Combining Behaviour Trees With Reinforcement Learning
2018
For this project I created a C# library that contains the standard nodes used in Behaviour Trees, as well as logic for a new node type – RLSelector. This node uses Q-Learning to choose which action from its children to execute for the NPC’s current state. It is also able to dynamically add or remove child nodes by selecting from an action pool. This lets it build itself and reject actions that don’t help for the current situation.
I plugged this library into a Unity project to create a JRPG demo scenario. The NPC patrols to various enemies with different elemental resistances and uses an RLSelector node to learn which attacks to use.
This is the demo scene I set up to showcase a reinforcement learning NPC. The behaviour tree is made up of a simple patrol behaviour, with a RLSelector node used to select which attacks to use.

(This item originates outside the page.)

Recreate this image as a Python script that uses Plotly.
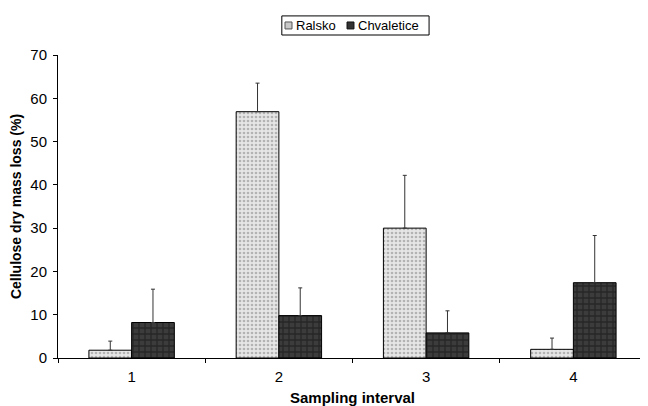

Each enemy has different resistances which the NPC learns to exploit based on how much damage it’s elemental attacks do. Over time the NPC favours attacks that deal more damage.

The Mudcrab enemy is weakest to air attacks so the NPC learns to attack with that element more often.
The q-value (top-right) is how “good” the action is relative to the current “best” action. q = 1 means this is currently the perceived best action to do.

I added the ability for the reinforcement learning node to reject especially bad actions after enough attempts. In this example, attacking a fire elemental with a fire attack heals it, giving a negative reward value. The NPC learns to stop using fire attacks against the fire elemental and focuses on water attacks which deal the most damage.